Does his immense wealth influence his politics? Reddy says no “I can earn a lot (and) I have already earned but as a politician I cannot earn. A politician can earn in business or on in real estate can earn but in politics they have to serve people,” says Reddy.

The real estate sector is estimated to have spent Rs 2,000 crore in south Karnataka this election and in north Karnataka the mining industry has pumped in as much as Rs 3,000 crore—a record-breaking violation of electoral norms on spending.

Chief Election Commissioner N Gopalaswami says he knows well that parties are “breaching” rules. "I don't have any illusion that only a small section of the political class will be confining itself to the limits. I don't think others are,” says Gopalaswami.

“To the question on how much breach they make, sometimes it is two times a breach and sometimes 10 times but there is a breach,” he says.

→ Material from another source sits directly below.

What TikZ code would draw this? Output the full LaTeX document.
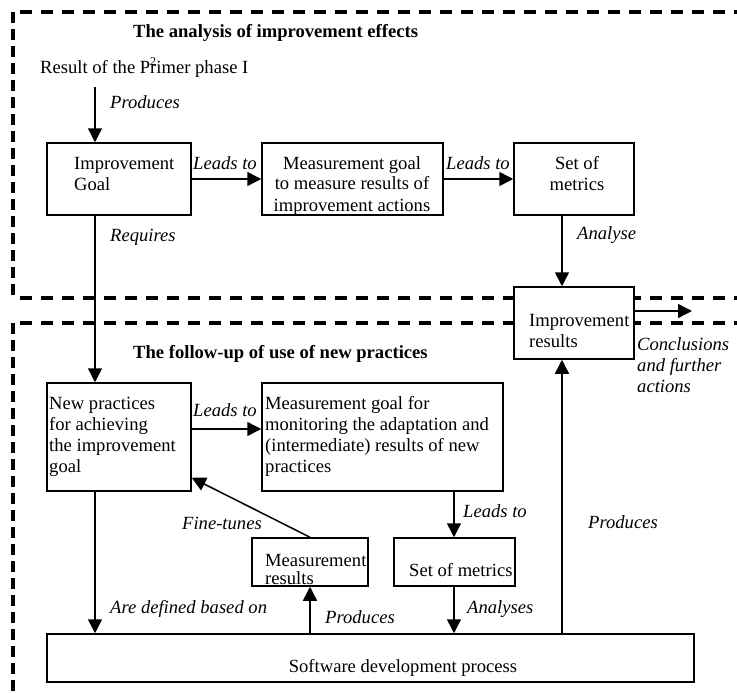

Politics and business make a deal

Parties spend and business funds them. Contribution reports filed by political parties before the Election Commission show that industry is a major contributor of funds.

The Congress, between 2004 and 2006, received a bulk of its funds from industrial houses. Ranbaxy Labs gave it Rs 25 lakh, SRF Ltd. Rs one crore, Bharat Forge Rs one crore, Mahindra and Mahindra Rs 75 lakh, Bajaj Auto Rs one crore, Hero Honda Rs 25 lakh, Larsen and Toubro Rs one crore and PSL Ltd Rs one crore.